Bill Knight column for Mon., Tues., or Wed., June 4, 5 or 6
Social Security has been attacked for almost 80 years, and despite its popularity, it’s still attacked – although now it’s more indirect, through fear or false or misleading claims.
Fifty years ago this month, Morris Udall – an Arizona Congressman for 30 years – said, “The resources of our nation can very well be used to … make the prospect of old age a less fearsome prospect. The Social Security system is the proper mechanism to accomplish this.”
Social Security has worked since it was enacted in 1935, and can for decades. In fact, Social Security trustees recently reported $2.7 trillion in reserves now and anticipated reserves of $3 trillion by 2021, ensuring Social Security’s solvency for years.
However, some news media report that Social Security is going broke.
“The elite press repeatedly quotes the commentary of the devoted opponents of social insurance retirement programs,” Yale professor emeritus Theodore Marmor told Columbia Journalism Review (CJR). “They are supporting a strategic attack on social insurance that has been going on for years.”

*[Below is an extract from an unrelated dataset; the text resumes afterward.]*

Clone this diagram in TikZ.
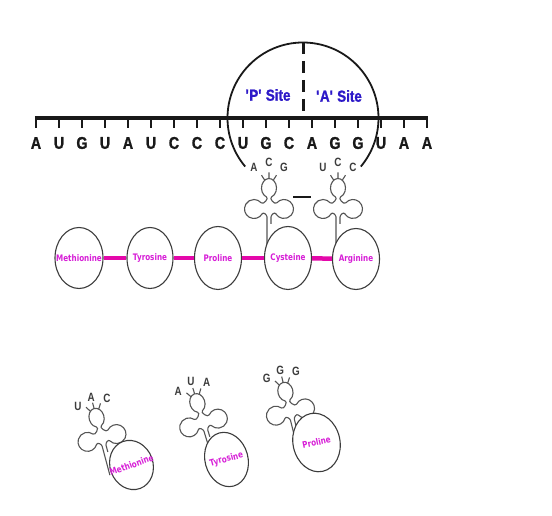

CJR contributing editor Trudy Lieberman writes, “For nearly three years CJR has observed that much of the press has reported only one side of this story using ‘facts’ that are misleading or flat-out wrong while ignoring others. Whatever the reason – ideology, poor understanding of how the program works, gullibility or laziness – news outlets have given the public a skewed picture of the financial health of this hugely important program, the sole source of retirement funds for millions of Americans.”
Bad information can result in bad decisions. The consequences range from voting against our own interests to improperly planning for retirement.
All types of Americans support Social Security and strengthening the system. Lieberman notes, "Gallup polls dating back six decades consistently show some 70 percent of the public strongly supports Social Security."
True, there are fewer workers paying the Federal Insurance Contributions Act (FICA) payroll taxes than in the past, and life expectancy is increasing the number of recipients. But blanket assertions that there’s an unmanageable shortfall are exaggerated.
“The best way to make the size of the projected Social Security shortfall understandable is to put it in context,” writes economist Dean Baker. “Relative to the size of the economy, the projected Social Security shortfall is equal to 0.7 percent of GDP [Gross Domestic Product]. By comparison, annual spending on the military increased by more than 1.6 percentage points of GDP between 2000 and 2011. So the burden imposed by the wars in Iraq and Afghanistan are almost 2.5 times larger than the money that would be needed to eliminate the Social Security shortfall.
[Also,] “the Congressional Budget Office's analysis of the Ryan Medicare privatization plan implied that it would increase the cost of buying Medicare-equivalent policies by more than $34 trillion, a sum almost five times as large as the projected Social Security shortfall,” he adds.
The best way to bolster Social Security for the foreseeable future is to drop the cap on payroll taxes for those earning $250,000 and more, and to lift the “unearned income” tax break on the sale of stock or real estate, interest on savings deposits, and stock dividends – treating all that as regular income so FICA would be paid.
“Right now, someone who earns $110,100 pays the same amount of money into Social Security as a billionaire,” said U.S. Sen. Bernie Sanders (I-Vt.), chair of the Defending Social Security Caucus. “That makes no sense.”
Socially, some news reports have incorrectly stated that Social Security contributes to the deficit, but by law Social Security cannot borrow. If it lacks the revenue to cover benefits, it must cut benefits. So it doesn’t and can’t contribute to the federal deficit and cutting its benefits doesn’t reduce the debt.
Individually, workers are “being encouraged to join 401(k) programs and trust the vagaries of the stock market,” writes Washington media reporter Jason Linkins. “It is a worse deal for workers (but a great deal for Wall Street financial firms). And while there's nothing wrong with 401(k)s as investment vehicles, they are subject to storms and stresses of the market without the virtue of being a defined retirement benefit. What you save in your 401(k) is what you get. Blow through it and you're done.”
Still, those who’d privatize Social Security repeat criticisms that were rejected decades ago.
“Social Security received a broadside from the Chairman of the Board of Chase National Bank in 1936 [when] banker Winthrop Aldrich [in his speech accepting the presidency of the New York Chamber of Commerce] called it a ‘grave menace to the future security of the country as whole and to the security of the very people it is designed to protect’,” writes consumer advocate Ralph Nader.
Social Security should be defended from attacks, whether privateers or the press.